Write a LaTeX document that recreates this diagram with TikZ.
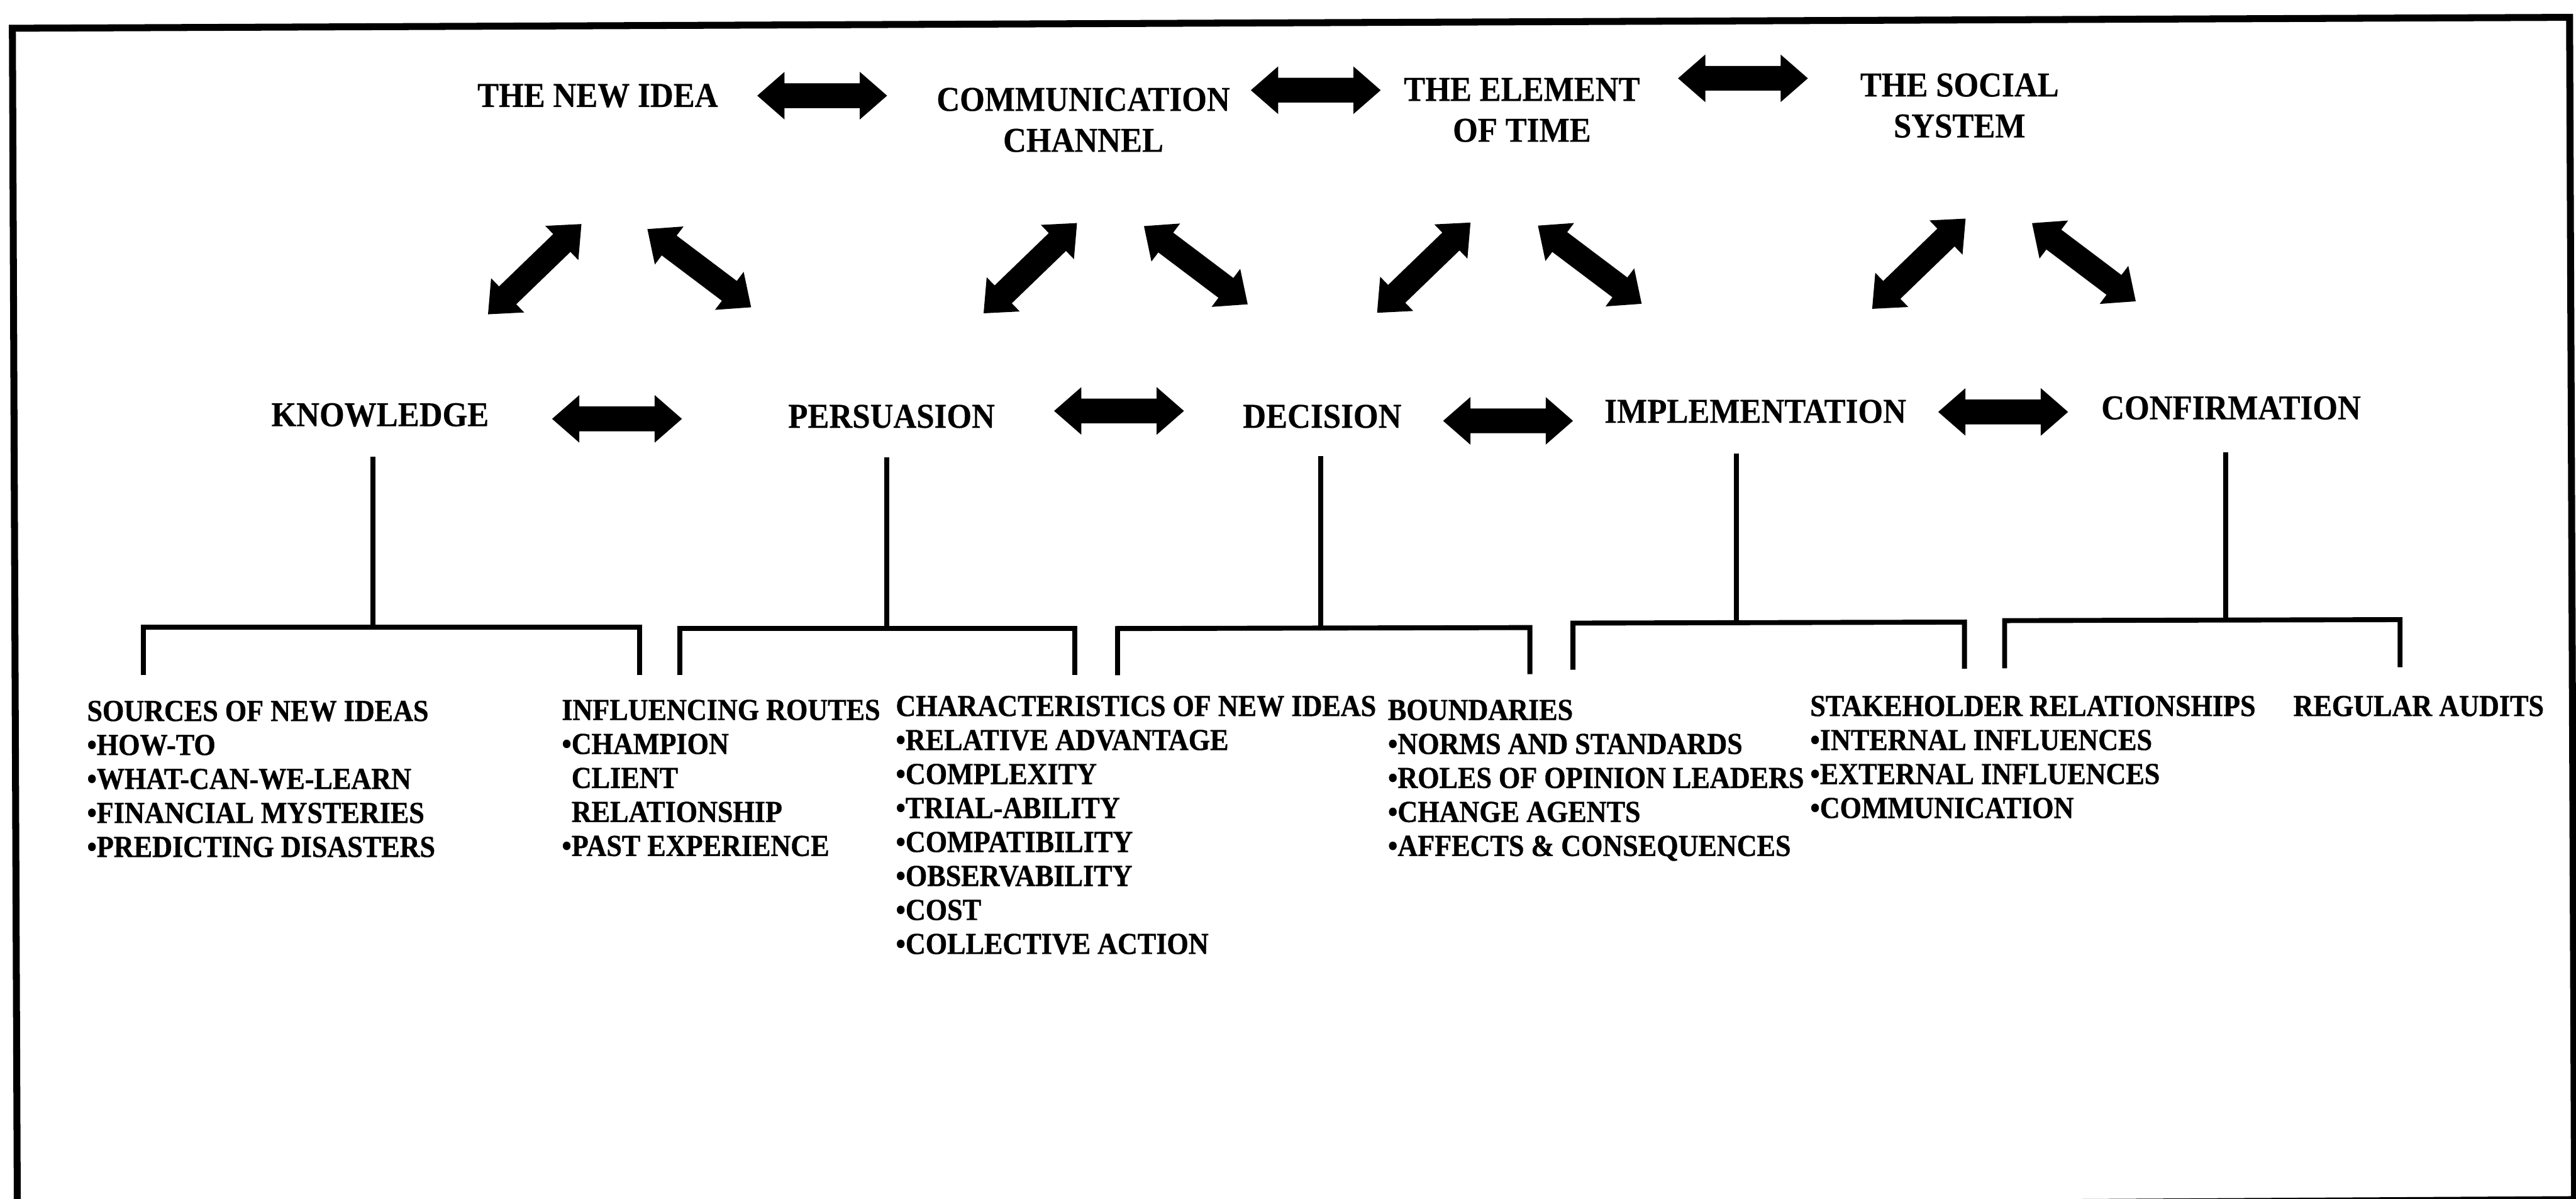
\documentclass[tikz,border=0pt]{standalone}
\usepackage{fontspec}
\setmainfont{Liberation Serif}
\newfontfamily\labelfont[FakeStretch=0.92,FakeBold=0.3]{Liberation Serif}
\newfontfamily\listfont[FakeStretch=0.91,FakeBold=0.8]{Liberation Serif}
\begin{document}
\begin{tikzpicture}[x=0.01cm,y=-0.01cm,
  stage/.style={font=\labelfont\bfseries\fontsize{20}{23.5}\selectfont, align=center, inner sep=0pt},
  itemlist/.style={font=\listfont\bfseries\fontsize{17.5}{19.5}\selectfont, align=left, anchor=north west, inner sep=0pt},
  bline/.style={line width=0.1cm, line join=miter},
  frameline/.style={line width=0.14cm, line join=miter},
  dblarrow/.pic={
    \fill[black] (-131,0) -- (-76,48) -- (-76,25) -- (76,25) -- (76,48) -- (131,0)
      -- (76,-48) -- (76,-25) -- (-76,-25) -- (-76,-48) -- cycle;
  }]
\useasboundingbox (0,0) rectangle (5198,2418);
\fill[white] (0,0) rectangle (5198,2418);

% outer frame (slightly skewed, bottom edge mostly below the page)
\draw[frameline] (25,57) -- (5185,35) -- (5195,2420) -- (35,2450) -- cycle;

% elements of diffusion
\node[stage] (newidea) at (1206,193) {THE NEW IDEA};
\node[stage] (comm)    at (2186,242) {COMMUNICATION\\CHANNEL};
\node[stage] (time)    at (3071,222) {THE ELEMENT\\OF TIME};
\node[stage] (social)  at (3954,213) {THE SOCIAL\\SYSTEM};

% stages of the decision process
\node[stage] (know) at (767,837)  {KNOWLEDGE};
\node[stage] (pers) at (1799,840) {PERSUASION};
\node[stage] (deci) at (2668,840) {DECISION};
\node[stage] (impl) at (3542,830) {IMPLEMENTATION};
\node[stage] (conf) at (4502,823) {CONFIRMATION};

% block arrows between the elements
\pic (aTop1) at (1659,193) {dblarrow};
\pic (aTop2) at (2655,182) {dblarrow};
\pic (aTop3) at (3517,158) {dblarrow};

% block arrows between the stages
\pic (aMid1) at (1245,845) {dblarrow};
\pic (aMid2) at (2258,829) {dblarrow};
\pic (aMid3) at (3043,849) {dblarrow};
\pic (aMid4) at (4042,831) {dblarrow};

% slanted block arrows under each element
\pic[rotate=44]  (dNewL)  at (1079,543) {dblarrow};
\pic[rotate=-37] (dNewR)  at (1411,541) {dblarrow};
\pic[rotate=44]  (dComL)  at (2079,541) {dblarrow};
\pic[rotate=-37] (dComR)  at (2413,535) {dblarrow};
\pic[rotate=44]  (dTimL)  at (2873,540) {dblarrow};
\pic[rotate=-37] (dTimR)  at (3208,534) {dblarrow};
\pic[rotate=44]  (dSocL)  at (3872,532) {dblarrow};
\pic[rotate=-37] (dSocR)  at (4205,529) {dblarrow};

% brackets below the stages
\coordinate (b1l) at (289,1265);  \coordinate (b1r) at (1291,1265);
\coordinate (b2l) at (1372,1268); \coordinate (b2r) at (2169,1268);
\coordinate (b3l) at (2255,1268); \coordinate (b3r) at (3087,1266);
\coordinate (b4l) at (3174,1257); \coordinate (b4r) at (3964,1255);
\coordinate (b5l) at (4045,1252); \coordinate (b5r) at (4843,1250);

\draw[bline] ([yshift=-0.96cm]b1l) -- (b1l) -- (b1r) -- ([yshift=-0.96cm]b1r);
\draw[bline] ([yshift=-0.94cm]b2l) -- (b2l) -- (b2r) -- ([yshift=-0.94cm]b2r);
\draw[bline] ([yshift=-0.94cm]b3l) -- (b3l) -- (b3r) -- ([yshift=-0.94cm]b3r);
\draw[bline] ([yshift=-0.94cm]b4l) -- (b4l) -- (b4r) -- ([yshift=-0.94cm]b4r);
\draw[bline] ([yshift=-0.96cm]b5l) -- (b5l) -- (b5r) -- ([yshift=-0.96cm]b5r);

% stems from each stage to its bracket
\coordinate (s1) at (752,921);
\coordinate (s2) at (1789,922);
\coordinate (s3) at (2665,920);
\coordinate (s4) at (3504,915);
\coordinate (s5) at (4491,912);
\draw[bline] (s1) -- (s1 |- b1l);
\draw[bline] (s2) -- (s2 |- b2l);
\draw[bline] (s3) -- (s3 |- b3l);
\draw[bline] (s4) -- (s4 |- b4l);
\draw[bline] (s5) -- (s5 |- b5l);

% item lists
\node[itemlist] (srcs) at (175,1413) {SOURCES OF NEW IDEAS\\•HOW-TO\\•WHAT-CAN-WE-LEARN\\•FINANCIAL MYSTERIES\\•PREDICTING DISASTERS};
\node[itemlist] (routes) at (1133,1411) {INFLUENCING ROUTES\\•CHAMPION\\\phantom{•}CLIENT\\\phantom{•}RELATIONSHIP\\•PAST EXPERIENCE};
\node[itemlist] (chars) at (1807,1403) {CHARACTERISTICS OF NEW IDEAS\\•RELATIVE ADVANTAGE\\•COMPLEXITY\\•TRIAL-ABILITY\\•COMPATIBILITY\\•OBSERVABILITY\\•COST\\•COLLECTIVE ACTION};
\node[itemlist] (bounds) at (2800,1411) {BOUNDARIES\\•NORMS AND STANDARDS\\•ROLES OF OPINION LEADERS\\•CHANGE AGENTS\\•AFFECTS \& CONSEQUENCES};
\node[itemlist] (stake) at (3652,1403) {STAKEHOLDER RELATIONSHIPS\\•INTERNAL INFLUENCES\\•EXTERNAL INFLUENCES\\•COMMUNICATION};
\node[itemlist] (audits) at (4627,1403) {REGULAR AUDITS};
\end{tikzpicture}
\end{document}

---*---

Write out the full listing verbatim, excluding its pictures.

The result:
Write a LaTeX document that recreates this diagram with TikZ.
\documentclass[tikz,border=0pt]{standalone}
\usepackage{fontspec}
\setmainfont{Liberation Serif}
\newfontfamily\labelfont[FakeStretch=0.92,FakeBold=0.3]{Liberation Serif}
\newfontfamily\listfont[FakeStretch=0.91,FakeBold=0.8]{Liberation Serif}
\begin{document}
\begin{tikzpicture}[x=0.01cm,y=-0.01cm,
  stage/.style={font=\labelfont\bfseries\fontsize{20}{23.5}\selectfont, align=center, inner sep=0pt},
  itemlist/.style={font=\listfont\bfseries\fontsize{17.5}{19.5}\selectfont, align=left, anchor=north west, inner sep=0pt},
  bline/.style={line width=0.1cm, line join=miter},
  frameline/.style={line width=0.14cm, line join=miter},
  dblarrow/.pic={
    \fill[black] (-131,0) -- (-76,48) -- (-76,25) -- (76,25) -- (76,48) -- (131,0)
      -- (76,-48) -- (76,-25) -- (-76,-25) -- (-76,-48) -- cycle;
  }]
\useasboundingbox (0,0) rectangle (5198,2418);
\fill[white] (0,0) rectangle (5198,2418);

% outer frame (slightly skewed, bottom edge mostly below the page)
\draw[frameline] (25,57) -- (5185,35) -- (5195,2420) -- (35,2450) -- cycle;

% elements of diffusion
\node[stage] (newidea) at (1206,193) {THE NEW IDEA};
\node[stage] (comm)    at (2186,242) {COMMUNICATION\\CHANNEL};
\node[stage] (time)    at (3071,222) {THE ELEMENT\\OF TIME};
\node[stage] (social)  at (3954,213) {THE SOCIAL\\SYSTEM};

% stages of the decision process
\node[stage] (know) at (767,837)  {KNOWLEDGE};
\node[stage] (pers) at (1799,840) {PERSUASION};
\node[stage] (deci) at (2668,840) {DECISION};
\node[stage] (impl) at (3542,830) {IMPLEMENTATION};
\node[stage] (conf) at (4502,823) {CONFIRMATION};

% block arrows between the elements
\pic (aTop1) at (1659,193) {dblarrow};
\pic (aTop2) at (2655,182) {dblarrow};
\pic (aTop3) at (3517,158) {dblarrow};

% block arrows between the stages
\pic (aMid1) at (1245,845) {dblarrow};
\pic (aMid2) at (2258,829) {dblarrow};
\pic (aMid3) at (3043,849) {dblarrow};
\pic (aMid4) at (4042,831) {dblarrow};

% slanted block arrows under each element
\pic[rotate=44]  (dNewL)  at (1079,543) {dblarrow};
\pic[rotate=-37] (dNewR)  at (1411,541) {dblarrow};
\pic[rotate=44]  (dComL)  at (2079,541) {dblarrow};
\pic[rotate=-37] (dComR)  at (2413,535) {dblarrow};
\pic[rotate=44]  (dTimL)  at (2873,540) {dblarrow};
\pic[rotate=-37] (dTimR)  at (3208,534) {dblarrow};
\pic[rotate=44]  (dSocL)  at (3872,532) {dblarrow};
\pic[rotate=-37] (dSocR)  at (4205,529) {dblarrow};

% brackets below the stages
\coordinate (b1l) at (289,1265);  \coordinate (b1r) at (1291,1265);
\coordinate (b2l) at (1372,1268); \coordinate (b2r) at (2169,1268);
\coordinate (b3l) at (2255,1268); \coordinate (b3r) at (3087,1266);
\coordinate (b4l) at (3174,1257); \coordinate (b4r) at (3964,1255);
\coordinate (b5l) at (4045,1252); \coordinate (b5r) at (4843,1250);

\draw[bline] ([yshift=-0.96cm]b1l) -- (b1l) -- (b1r) -- ([yshift=-0.96cm]b1r);
\draw[bline] ([yshift=-0.94cm]b2l) -- (b2l) -- (b2r) -- ([yshift=-0.94cm]b2r);
\draw[bline] ([yshift=-0.94cm]b3l) -- (b3l) -- (b3r) -- ([yshift=-0.94cm]b3r);
\draw[bline] ([yshift=-0.94cm]b4l) -- (b4l) -- (b4r) -- ([yshift=-0.94cm]b4r);
\draw[bline] ([yshift=-0.96cm]b5l) -- (b5l) -- (b5r) -- ([yshift=-0.96cm]b5r);

% stems from each stage to its bracket
\coordinate (s1) at (752,921);
\coordinate (s2) at (1789,922);
\coordinate (s3) at (2665,920);
\coordinate (s4) at (3504,915);
\coordinate (s5) at (4491,912);
\draw[bline] (s1) -- (s1 |- b1l);
\draw[bline] (s2) -- (s2 |- b2l);
\draw[bline] (s3) -- (s3 |- b3l);
\draw[bline] (s4) -- (s4 |- b4l);
\draw[bline] (s5) -- (s5 |- b5l);

% item lists
\node[itemlist] (srcs) at (175,1413) {SOURCES OF NEW IDEAS\\•HOW-TO\\•WHAT-CAN-WE-LEARN\\•FINANCIAL MYSTERIES\\•PREDICTING DISASTERS};
\node[itemlist] (routes) at (1133,1411) {INFLUENCING ROUTES\\•CHAMPION\\\phantom{•}CLIENT\\\phantom{•}RELATIONSHIP\\•PAST EXPERIENCE};
\node[itemlist] (chars) at (1807,1403) {CHARACTERISTICS OF NEW IDEAS\\•RELATIVE ADVANTAGE\\•COMPLEXITY\\•TRIAL-ABILITY\\•COMPATIBILITY\\•OBSERVABILITY\\•COST\\•COLLECTIVE ACTION};
\node[itemlist] (bounds) at (2800,1411) {BOUNDARIES\\•NORMS AND STANDARDS\\•ROLES OF OPINION LEADERS\\•CHANGE AGENTS\\•AFFECTS \& CONSEQUENCES};
\node[itemlist] (stake) at (3652,1403) {STAKEHOLDER RELATIONSHIPS\\•INTERNAL INFLUENCES\\•EXTERNAL INFLUENCES\\•COMMUNICATION};
\node[itemlist] (audits) at (4627,1403) {REGULAR AUDITS};
\end{tikzpicture}
\end{document}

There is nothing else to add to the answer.